私は研究者になりたかった。なんか格好いいし、自由なイメージがあったからだ。
さらに言えば、ものづくりが好きだった。小説を書くのもそうだし、手芸だったり工作だったりも好きだ。自分の思い通りにデザインして、何かを手ずから作り出すのは楽しい。同じ理屈で、白衣を着てフラスコを振るのも楽しいのだ。
だから大学四年生のとき、有機化学系と呼ばれる『ものづくり』の研究室に入った。
「うちに来た人はみんな国際的に活躍しているんだ。アメリカやヨーロッパに研究留学もできるし、学振(トップ層の大学院生に政府がくれるお給料的なもの)を取ってる人も多い」
気難しそうな教授だった。論文もたくさん出しているし、二十人以上の学生を抱えている。偉い教授というものは、みんなこういうものなのだろうか。年が離れていることもあって、親しみというものをまったく感じなかった。
「女性が増えるとラボも華やかになる。ただ、将来のことを考えると大変かもしれない。女性で博士で、英語も話せるようになって。そんな引く手あまたの人材を目指して欲しい」
今性別関係あるか?
そうは思っても、やたらと何にでも性別を引き合いに出したがるご年配の方はどこにでもいる。仕方がない。本人的には厚意なんだろうから。

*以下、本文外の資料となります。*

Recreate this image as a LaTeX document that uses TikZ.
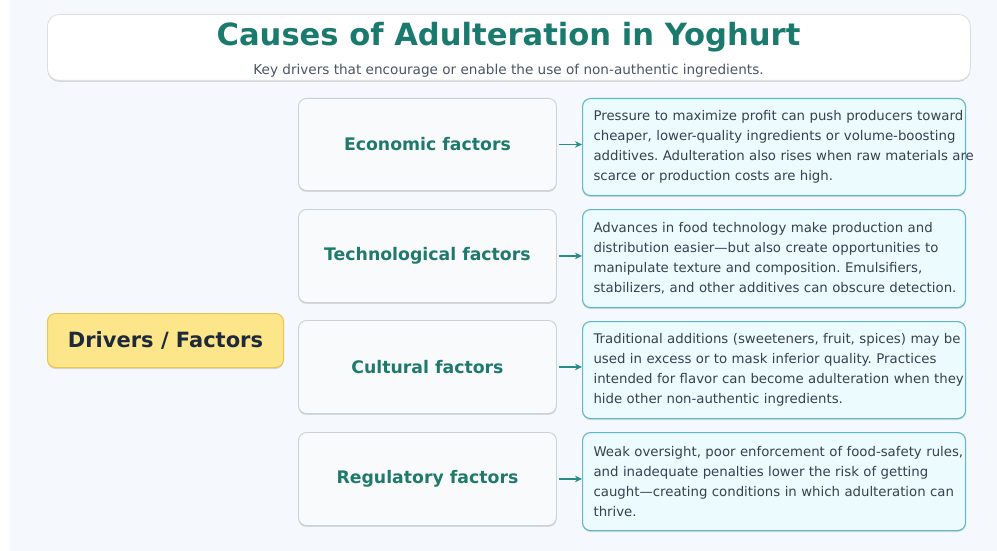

なんとなく人間的には合わなそうな気配を感じたが、教授はさながら社長のごとく遠い存在だ。トップと合わなくとも上司と合うなら問題ないだろう。私は直感が鳴らした警鐘を無視した。
入った研究室は期待通りの楽しそうな場所に見えた。
もちろん、最初だけ。だれだってお客様には汚い場所を見せない。